- Born: 19 August 1877 St. George's, Bermuda
- Died: 5 June 1952 (aged 74)
- Occupation: Naturalist
- Known for: Co-describing the Bermuda petrel (1916); breeding Galapagos tortoises and penguins in captivity
- Spouse: Hilda Higinbotham
- Children: Louis Mowbray

= Louis L. Mowbray =

Louis Leon Arthur Mowbray (19 August 1877, St. George's, Bermuda - 5 June 1952) was a Bermudian naturalist.

==Life==
Mowbray was the only son of schoolteacher William Mowbray and his wife Mary Ann Brown. His father emigrated from Louisiana to Bermuda Island in 1870. In 1906, he observed a live Bermuda petrel of which he wrote the scientific description in 1916 together with John Treadwell Nichols. In 1907, he married Hilda Higinbotham. Their son Louis Mowbray rediscovered the Bermuda petrel in 1951 together with Robert Cushman Murphy and David B. Wingate.

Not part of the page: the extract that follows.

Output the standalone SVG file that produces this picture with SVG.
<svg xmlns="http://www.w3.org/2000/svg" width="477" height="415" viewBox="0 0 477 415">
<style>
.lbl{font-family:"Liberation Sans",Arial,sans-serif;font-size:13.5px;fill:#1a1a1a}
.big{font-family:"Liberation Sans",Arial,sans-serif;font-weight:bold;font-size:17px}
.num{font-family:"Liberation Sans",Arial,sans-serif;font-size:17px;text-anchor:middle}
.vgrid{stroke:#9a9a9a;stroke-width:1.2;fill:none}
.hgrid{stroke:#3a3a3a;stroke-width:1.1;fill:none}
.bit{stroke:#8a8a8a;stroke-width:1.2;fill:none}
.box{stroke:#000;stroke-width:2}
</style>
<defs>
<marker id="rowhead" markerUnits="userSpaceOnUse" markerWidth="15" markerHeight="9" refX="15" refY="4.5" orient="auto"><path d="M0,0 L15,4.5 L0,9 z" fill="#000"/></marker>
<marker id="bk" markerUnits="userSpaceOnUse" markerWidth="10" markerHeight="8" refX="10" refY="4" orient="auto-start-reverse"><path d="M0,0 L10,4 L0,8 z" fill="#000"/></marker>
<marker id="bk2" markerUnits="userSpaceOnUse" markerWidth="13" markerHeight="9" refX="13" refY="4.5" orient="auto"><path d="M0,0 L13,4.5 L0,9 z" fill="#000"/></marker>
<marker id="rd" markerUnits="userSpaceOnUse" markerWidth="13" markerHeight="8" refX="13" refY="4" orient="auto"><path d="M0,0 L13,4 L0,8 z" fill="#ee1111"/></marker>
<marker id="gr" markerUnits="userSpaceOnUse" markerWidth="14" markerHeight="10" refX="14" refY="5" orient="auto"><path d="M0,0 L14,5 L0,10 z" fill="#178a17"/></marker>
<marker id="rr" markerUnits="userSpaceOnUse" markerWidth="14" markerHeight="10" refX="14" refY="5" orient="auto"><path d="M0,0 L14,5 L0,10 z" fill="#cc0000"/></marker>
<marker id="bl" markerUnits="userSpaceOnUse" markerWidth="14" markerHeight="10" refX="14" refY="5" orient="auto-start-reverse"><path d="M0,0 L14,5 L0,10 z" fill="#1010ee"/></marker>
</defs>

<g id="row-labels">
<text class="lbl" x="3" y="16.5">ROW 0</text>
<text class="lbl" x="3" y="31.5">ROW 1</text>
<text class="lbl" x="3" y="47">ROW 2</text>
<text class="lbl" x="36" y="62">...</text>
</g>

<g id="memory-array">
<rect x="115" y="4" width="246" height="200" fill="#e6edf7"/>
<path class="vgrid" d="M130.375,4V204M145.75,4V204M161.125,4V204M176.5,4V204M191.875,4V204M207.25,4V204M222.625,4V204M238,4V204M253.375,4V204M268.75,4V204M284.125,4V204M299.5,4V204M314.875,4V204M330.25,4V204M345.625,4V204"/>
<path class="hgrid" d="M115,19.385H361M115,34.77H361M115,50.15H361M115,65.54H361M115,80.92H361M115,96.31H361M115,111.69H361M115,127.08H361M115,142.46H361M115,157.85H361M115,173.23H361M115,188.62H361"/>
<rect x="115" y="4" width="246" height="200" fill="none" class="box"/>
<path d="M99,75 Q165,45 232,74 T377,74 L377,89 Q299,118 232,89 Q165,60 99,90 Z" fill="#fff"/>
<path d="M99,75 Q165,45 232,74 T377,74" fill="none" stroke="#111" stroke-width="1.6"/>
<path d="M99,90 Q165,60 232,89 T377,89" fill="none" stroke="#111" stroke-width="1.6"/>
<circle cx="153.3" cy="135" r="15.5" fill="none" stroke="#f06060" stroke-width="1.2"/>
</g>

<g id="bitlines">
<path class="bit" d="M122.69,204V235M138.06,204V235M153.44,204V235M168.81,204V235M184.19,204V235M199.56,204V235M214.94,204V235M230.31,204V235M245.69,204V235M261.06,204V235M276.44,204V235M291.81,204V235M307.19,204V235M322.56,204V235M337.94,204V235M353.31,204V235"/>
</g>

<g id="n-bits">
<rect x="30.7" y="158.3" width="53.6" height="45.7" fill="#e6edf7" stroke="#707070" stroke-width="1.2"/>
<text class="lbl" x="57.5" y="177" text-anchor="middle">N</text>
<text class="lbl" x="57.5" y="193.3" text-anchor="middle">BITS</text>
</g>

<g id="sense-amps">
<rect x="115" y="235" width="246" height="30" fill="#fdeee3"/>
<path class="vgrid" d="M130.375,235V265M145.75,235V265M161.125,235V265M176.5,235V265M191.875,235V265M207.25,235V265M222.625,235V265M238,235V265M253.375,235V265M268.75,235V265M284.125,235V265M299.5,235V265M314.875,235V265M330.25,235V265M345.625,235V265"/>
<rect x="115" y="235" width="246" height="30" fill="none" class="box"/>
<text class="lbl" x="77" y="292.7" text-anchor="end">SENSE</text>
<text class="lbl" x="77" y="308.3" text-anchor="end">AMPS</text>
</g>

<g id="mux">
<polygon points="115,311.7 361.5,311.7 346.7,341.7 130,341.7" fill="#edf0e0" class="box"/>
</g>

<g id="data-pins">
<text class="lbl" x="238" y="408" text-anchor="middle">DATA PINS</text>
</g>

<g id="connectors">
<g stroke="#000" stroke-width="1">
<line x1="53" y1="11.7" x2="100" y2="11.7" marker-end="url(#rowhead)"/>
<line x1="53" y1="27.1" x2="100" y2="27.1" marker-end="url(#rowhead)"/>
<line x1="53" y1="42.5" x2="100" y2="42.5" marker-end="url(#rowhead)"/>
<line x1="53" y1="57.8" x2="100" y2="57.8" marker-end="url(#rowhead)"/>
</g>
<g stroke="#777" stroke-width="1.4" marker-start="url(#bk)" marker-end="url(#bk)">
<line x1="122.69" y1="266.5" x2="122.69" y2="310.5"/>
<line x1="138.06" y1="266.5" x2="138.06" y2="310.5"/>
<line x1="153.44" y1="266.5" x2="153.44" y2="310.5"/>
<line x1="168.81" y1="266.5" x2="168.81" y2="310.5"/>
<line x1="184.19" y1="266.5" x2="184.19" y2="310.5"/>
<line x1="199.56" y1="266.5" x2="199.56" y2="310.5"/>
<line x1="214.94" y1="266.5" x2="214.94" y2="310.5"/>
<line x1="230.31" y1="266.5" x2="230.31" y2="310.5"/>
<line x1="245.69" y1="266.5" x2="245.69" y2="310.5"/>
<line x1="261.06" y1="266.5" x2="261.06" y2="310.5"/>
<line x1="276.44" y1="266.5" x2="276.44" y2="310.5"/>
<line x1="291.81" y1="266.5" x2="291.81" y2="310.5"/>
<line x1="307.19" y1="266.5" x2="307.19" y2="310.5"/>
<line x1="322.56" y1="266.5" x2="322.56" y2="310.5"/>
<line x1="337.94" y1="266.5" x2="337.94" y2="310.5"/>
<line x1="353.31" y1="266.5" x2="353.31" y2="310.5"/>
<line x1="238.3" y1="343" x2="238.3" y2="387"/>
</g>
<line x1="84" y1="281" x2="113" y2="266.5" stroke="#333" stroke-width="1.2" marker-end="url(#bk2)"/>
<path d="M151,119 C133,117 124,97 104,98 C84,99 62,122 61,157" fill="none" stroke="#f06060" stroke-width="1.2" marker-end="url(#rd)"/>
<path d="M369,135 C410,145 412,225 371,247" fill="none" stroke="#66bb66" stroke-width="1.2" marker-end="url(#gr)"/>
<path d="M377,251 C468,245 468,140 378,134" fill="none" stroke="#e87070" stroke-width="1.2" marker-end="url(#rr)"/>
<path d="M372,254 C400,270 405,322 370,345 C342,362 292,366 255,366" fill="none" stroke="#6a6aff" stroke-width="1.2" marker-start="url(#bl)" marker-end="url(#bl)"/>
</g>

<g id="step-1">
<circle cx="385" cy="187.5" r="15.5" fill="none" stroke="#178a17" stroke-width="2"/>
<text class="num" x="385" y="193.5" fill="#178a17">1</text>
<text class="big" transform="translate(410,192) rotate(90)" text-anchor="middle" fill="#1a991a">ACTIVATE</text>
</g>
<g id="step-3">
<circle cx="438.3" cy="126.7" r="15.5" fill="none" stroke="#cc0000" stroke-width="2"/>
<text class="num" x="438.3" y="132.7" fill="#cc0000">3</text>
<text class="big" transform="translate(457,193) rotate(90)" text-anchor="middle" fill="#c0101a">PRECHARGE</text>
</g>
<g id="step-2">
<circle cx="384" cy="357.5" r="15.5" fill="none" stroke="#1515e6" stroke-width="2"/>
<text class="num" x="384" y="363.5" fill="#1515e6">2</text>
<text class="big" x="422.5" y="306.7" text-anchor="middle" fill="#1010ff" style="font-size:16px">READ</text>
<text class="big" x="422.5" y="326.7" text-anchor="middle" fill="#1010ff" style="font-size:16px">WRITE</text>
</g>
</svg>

Louis Leon Arthur Mowbray was hired by the Bermuda Natural History Society as director for Bermuda's first aquarium. He ran the aquarium until 1911. In 1911, he became director of the South Boston Aquarium which he ran for three years. In 1914, he became superintendent of the New York Aquarium. Between 1919 and 1923 he spent in Miami where he built up and ran a new aquarium. In 1923, he rejoined the staff of the New York Aquarium and in 1926 he returned to Bermuda.

In 1928 he became director of the Bermuda Aquarium, Museum and Zoo which he ran until 1944.

Mowbray successfully bred the first Galapagos tortoises and Galapagos penguins in captivity.

In 1943, a stroke left him partially paralysed. He quit as curator in 1944 and was succeeded by his son Louis.

On 5 June 1952, he died at the age of 74.